**Information provided**
━━━━━━

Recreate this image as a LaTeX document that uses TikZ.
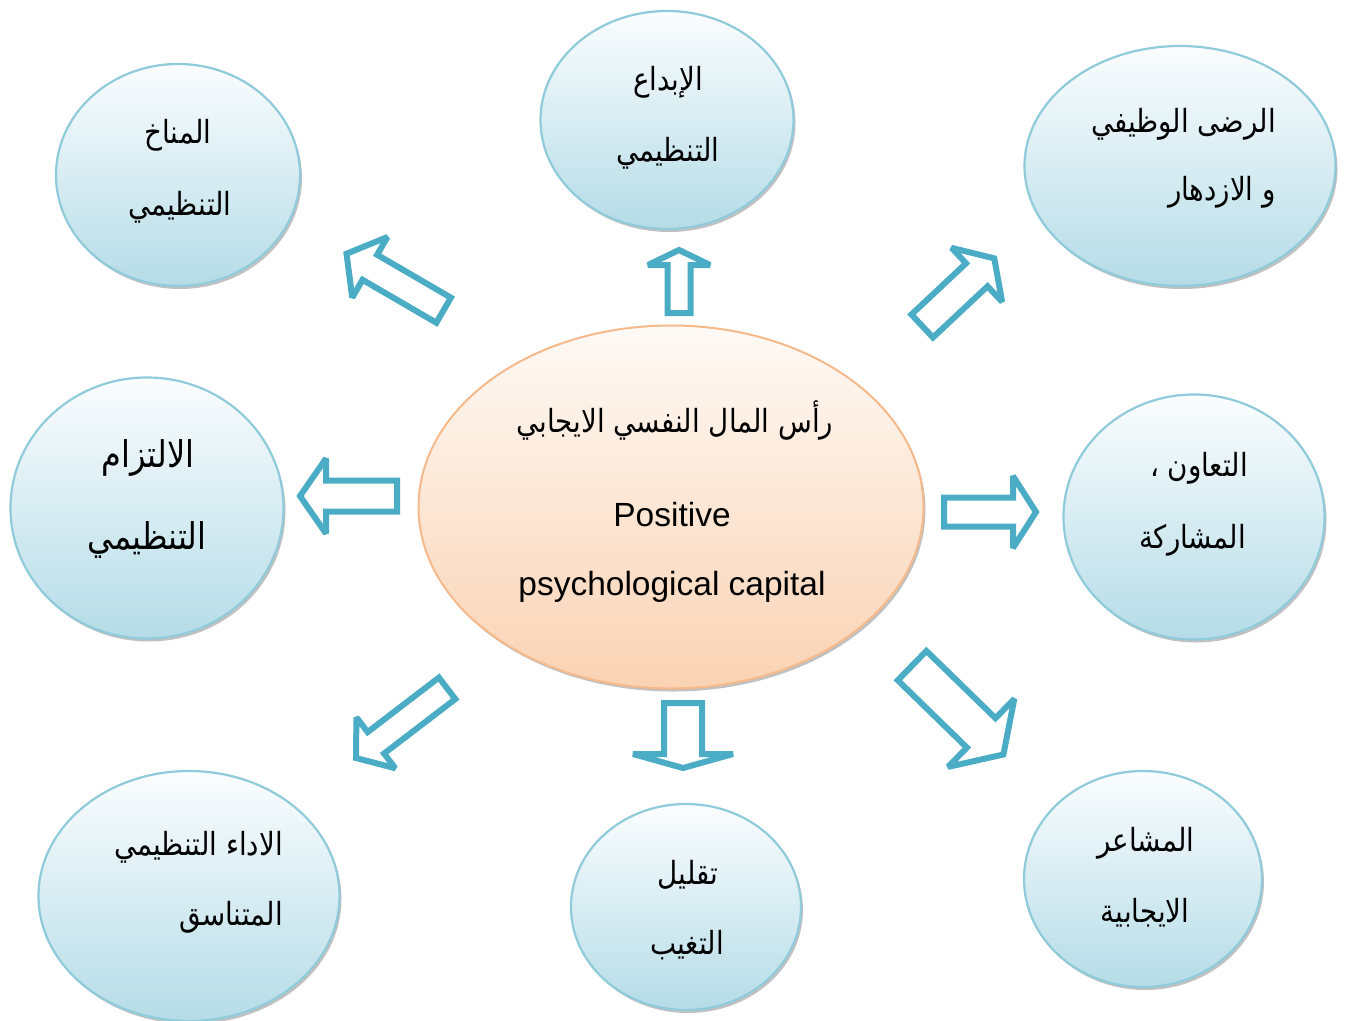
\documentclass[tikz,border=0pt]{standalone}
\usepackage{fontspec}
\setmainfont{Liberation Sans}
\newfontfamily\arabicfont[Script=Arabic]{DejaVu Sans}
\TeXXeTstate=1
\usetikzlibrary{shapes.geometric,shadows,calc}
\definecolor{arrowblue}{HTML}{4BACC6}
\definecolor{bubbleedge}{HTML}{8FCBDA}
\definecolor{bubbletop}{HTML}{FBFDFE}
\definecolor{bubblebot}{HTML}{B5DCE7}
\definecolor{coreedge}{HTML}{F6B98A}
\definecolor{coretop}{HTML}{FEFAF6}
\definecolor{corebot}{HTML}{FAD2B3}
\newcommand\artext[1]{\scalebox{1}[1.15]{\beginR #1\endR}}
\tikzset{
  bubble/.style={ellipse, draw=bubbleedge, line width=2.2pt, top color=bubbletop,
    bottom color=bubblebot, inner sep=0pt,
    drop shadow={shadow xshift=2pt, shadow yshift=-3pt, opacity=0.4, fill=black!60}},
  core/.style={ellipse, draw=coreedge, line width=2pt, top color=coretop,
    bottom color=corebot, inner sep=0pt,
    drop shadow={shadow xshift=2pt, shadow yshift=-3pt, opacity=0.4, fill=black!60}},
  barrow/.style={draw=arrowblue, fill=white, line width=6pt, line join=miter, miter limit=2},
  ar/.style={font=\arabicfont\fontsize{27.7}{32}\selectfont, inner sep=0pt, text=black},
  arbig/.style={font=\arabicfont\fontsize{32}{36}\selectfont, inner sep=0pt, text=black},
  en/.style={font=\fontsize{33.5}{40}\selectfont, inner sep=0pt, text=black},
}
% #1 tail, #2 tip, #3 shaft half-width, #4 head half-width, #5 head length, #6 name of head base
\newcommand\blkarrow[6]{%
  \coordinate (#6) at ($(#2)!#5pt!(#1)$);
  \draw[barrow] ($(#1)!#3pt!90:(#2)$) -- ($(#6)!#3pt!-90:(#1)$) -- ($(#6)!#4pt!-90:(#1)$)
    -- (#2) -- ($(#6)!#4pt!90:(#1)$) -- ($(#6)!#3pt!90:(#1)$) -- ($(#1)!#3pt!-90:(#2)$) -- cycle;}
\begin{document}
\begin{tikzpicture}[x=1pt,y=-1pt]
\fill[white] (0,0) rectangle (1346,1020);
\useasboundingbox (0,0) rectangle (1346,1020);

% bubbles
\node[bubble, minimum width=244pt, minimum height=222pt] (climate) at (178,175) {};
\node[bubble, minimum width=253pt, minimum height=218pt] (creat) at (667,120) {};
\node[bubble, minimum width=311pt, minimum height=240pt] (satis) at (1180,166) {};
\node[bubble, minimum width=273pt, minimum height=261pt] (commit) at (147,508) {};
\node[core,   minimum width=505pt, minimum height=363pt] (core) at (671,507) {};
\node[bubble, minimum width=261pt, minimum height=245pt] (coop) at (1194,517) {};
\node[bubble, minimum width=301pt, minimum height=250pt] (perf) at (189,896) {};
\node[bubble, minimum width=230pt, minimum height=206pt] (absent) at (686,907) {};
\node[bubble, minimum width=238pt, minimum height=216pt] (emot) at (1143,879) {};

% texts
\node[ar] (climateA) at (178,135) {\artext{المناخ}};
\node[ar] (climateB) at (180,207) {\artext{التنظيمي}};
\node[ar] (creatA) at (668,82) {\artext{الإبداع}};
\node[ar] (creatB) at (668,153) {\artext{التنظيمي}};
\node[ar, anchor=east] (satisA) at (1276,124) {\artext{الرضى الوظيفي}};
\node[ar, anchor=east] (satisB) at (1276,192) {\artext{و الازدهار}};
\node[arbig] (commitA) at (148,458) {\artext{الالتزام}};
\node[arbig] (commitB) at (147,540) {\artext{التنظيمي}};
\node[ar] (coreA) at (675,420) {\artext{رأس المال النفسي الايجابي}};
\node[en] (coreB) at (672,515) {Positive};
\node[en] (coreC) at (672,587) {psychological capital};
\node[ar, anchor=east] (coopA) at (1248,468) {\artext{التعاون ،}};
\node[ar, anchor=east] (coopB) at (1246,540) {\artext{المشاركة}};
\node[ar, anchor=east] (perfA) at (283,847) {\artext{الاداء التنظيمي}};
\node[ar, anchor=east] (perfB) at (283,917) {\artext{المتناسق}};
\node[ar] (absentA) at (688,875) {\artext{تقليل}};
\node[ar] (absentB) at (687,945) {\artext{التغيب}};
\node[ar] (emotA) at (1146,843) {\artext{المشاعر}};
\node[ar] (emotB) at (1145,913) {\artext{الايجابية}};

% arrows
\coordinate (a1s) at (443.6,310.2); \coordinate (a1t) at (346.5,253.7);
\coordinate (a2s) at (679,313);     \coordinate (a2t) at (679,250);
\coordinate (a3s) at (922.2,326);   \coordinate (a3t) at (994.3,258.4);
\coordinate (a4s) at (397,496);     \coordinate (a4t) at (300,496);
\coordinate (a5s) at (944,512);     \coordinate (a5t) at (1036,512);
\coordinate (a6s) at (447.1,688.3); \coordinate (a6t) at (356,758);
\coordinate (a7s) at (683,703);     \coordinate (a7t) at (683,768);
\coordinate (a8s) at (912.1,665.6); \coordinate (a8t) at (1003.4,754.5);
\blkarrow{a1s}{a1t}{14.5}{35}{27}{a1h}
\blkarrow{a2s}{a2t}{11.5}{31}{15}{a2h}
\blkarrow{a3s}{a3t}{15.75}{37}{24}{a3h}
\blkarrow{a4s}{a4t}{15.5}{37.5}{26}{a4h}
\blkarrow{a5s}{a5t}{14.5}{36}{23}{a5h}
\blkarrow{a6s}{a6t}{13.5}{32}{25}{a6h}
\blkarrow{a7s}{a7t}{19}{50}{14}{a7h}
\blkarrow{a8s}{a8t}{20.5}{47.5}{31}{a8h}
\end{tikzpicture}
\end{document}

━━━━━━

Reproduce the material word for word. Any pictures should be left out of the copy.

**Task answer**
Recreate this image as a LaTeX document that uses TikZ.
\documentclass[tikz,border=0pt]{standalone}
\usepackage{fontspec}
\setmainfont{Liberation Sans}
\newfontfamily\arabicfont[Script=Arabic]{DejaVu Sans}
\TeXXeTstate=1
\usetikzlibrary{shapes.geometric,shadows,calc}
\definecolor{arrowblue}{HTML}{4BACC6}
\definecolor{bubbleedge}{HTML}{8FCBDA}
\definecolor{bubbletop}{HTML}{FBFDFE}
\definecolor{bubblebot}{HTML}{B5DCE7}
\definecolor{coreedge}{HTML}{F6B98A}
\definecolor{coretop}{HTML}{FEFAF6}
\definecolor{corebot}{HTML}{FAD2B3}
\newcommand\artext[1]{\scalebox{1}[1.15]{\beginR #1\endR}}
\tikzset{
  bubble/.style={ellipse, draw=bubbleedge, line width=2.2pt, top color=bubbletop,
    bottom color=bubblebot, inner sep=0pt,
    drop shadow={shadow xshift=2pt, shadow yshift=-3pt, opacity=0.4, fill=black!60}},
  core/.style={ellipse, draw=coreedge, line width=2pt, top color=coretop,
    bottom color=corebot, inner sep=0pt,
    drop shadow={shadow xshift=2pt, shadow yshift=-3pt, opacity=0.4, fill=black!60}},
  barrow/.style={draw=arrowblue, fill=white, line width=6pt, line join=miter, miter limit=2},
  ar/.style={font=\arabicfont\fontsize{27.7}{32}\selectfont, inner sep=0pt, text=black},
  arbig/.style={font=\arabicfont\fontsize{32}{36}\selectfont, inner sep=0pt, text=black},
  en/.style={font=\fontsize{33.5}{40}\selectfont, inner sep=0pt, text=black},
}
% #1 tail, #2 tip, #3 shaft half-width, #4 head half-width, #5 head length, #6 name of head base
\newcommand\blkarrow[6]{%
  \coordinate (#6) at ($(#2)!#5pt!(#1)$);
  \draw[barrow] ($(#1)!#3pt!90:(#2)$) -- ($(#6)!#3pt!-90:(#1)$) -- ($(#6)!#4pt!-90:(#1)$)
    -- (#2) -- ($(#6)!#4pt!90:(#1)$) -- ($(#6)!#3pt!90:(#1)$) -- ($(#1)!#3pt!-90:(#2)$) -- cycle;}
\begin{document}
\begin{tikzpicture}[x=1pt,y=-1pt]
\fill[white] (0,0) rectangle (1346,1020);
\useasboundingbox (0,0) rectangle (1346,1020);

% bubbles
\node[bubble, minimum width=244pt, minimum height=222pt] (climate) at (178,175) {};
\node[bubble, minimum width=253pt, minimum height=218pt] (creat) at (667,120) {};
\node[bubble, minimum width=311pt, minimum height=240pt] (satis) at (1180,166) {};
\node[bubble, minimum width=273pt, minimum height=261pt] (commit) at (147,508) {};
\node[core,   minimum width=505pt, minimum height=363pt] (core) at (671,507) {};
\node[bubble, minimum width=261pt, minimum height=245pt] (coop) at (1194,517) {};
\node[bubble, minimum width=301pt, minimum height=250pt] (perf) at (189,896) {};
\node[bubble, minimum width=230pt, minimum height=206pt] (absent) at (686,907) {};
\node[bubble, minimum width=238pt, minimum height=216pt] (emot) at (1143,879) {};

% texts
\node[ar] (climateA) at (178,135) {\artext{المناخ}};
\node[ar] (climateB) at (180,207) {\artext{التنظيمي}};
\node[ar] (creatA) at (668,82) {\artext{الإبداع}};
\node[ar] (creatB) at (668,153) {\artext{التنظيمي}};
\node[ar, anchor=east] (satisA) at (1276,124) {\artext{الرضى الوظيفي}};
\node[ar, anchor=east] (satisB) at (1276,192) {\artext{و الازدهار}};
\node[arbig] (commitA) at (148,458) {\artext{الالتزام}};
\node[arbig] (commitB) at (147,540) {\artext{التنظيمي}};
\node[ar] (coreA) at (675,420) {\artext{رأس المال النفسي الايجابي}};
\node[en] (coreB) at (672,515) {Positive};
\node[en] (coreC) at (672,587) {psychological capital};
\node[ar, anchor=east] (coopA) at (1248,468) {\artext{التعاون ،}};
\node[ar, anchor=east] (coopB) at (1246,540) {\artext{المشاركة}};
\node[ar, anchor=east] (perfA) at (283,847) {\artext{الاداء التنظيمي}};
\node[ar, anchor=east] (perfB) at (283,917) {\artext{المتناسق}};
\node[ar] (absentA) at (688,875) {\artext{تقليل}};
\node[ar] (absentB) at (687,945) {\artext{التغيب}};
\node[ar] (emotA) at (1146,843) {\artext{المشاعر}};
\node[ar] (emotB) at (1145,913) {\artext{الايجابية}};

% arrows
\coordinate (a1s) at (443.6,310.2); \coordinate (a1t) at (346.5,253.7);
\coordinate (a2s) at (679,313);     \coordinate (a2t) at (679,250);
\coordinate (a3s) at (922.2,326);   \coordinate (a3t) at (994.3,258.4);
\coordinate (a4s) at (397,496);     \coordinate (a4t) at (300,496);
\coordinate (a5s) at (944,512);     \coordinate (a5t) at (1036,512);
\coordinate (a6s) at (447.1,688.3); \coordinate (a6t) at (356,758);
\coordinate (a7s) at (683,703);     \coordinate (a7t) at (683,768);
\coordinate (a8s) at (912.1,665.6); \coordinate (a8t) at (1003.4,754.5);
\blkarrow{a1s}{a1t}{14.5}{35}{27}{a1h}
\blkarrow{a2s}{a2t}{11.5}{31}{15}{a2h}
\blkarrow{a3s}{a3t}{15.75}{37}{24}{a3h}
\blkarrow{a4s}{a4t}{15.5}{37.5}{26}{a4h}
\blkarrow{a5s}{a5t}{14.5}{36}{23}{a5h}
\blkarrow{a6s}{a6t}{13.5}{32}{25}{a6h}
\blkarrow{a7s}{a7t}{19}{50}{14}{a7h}
\blkarrow{a8s}{a8t}{20.5}{47.5}{31}{a8h}
\end{tikzpicture}
\end{document}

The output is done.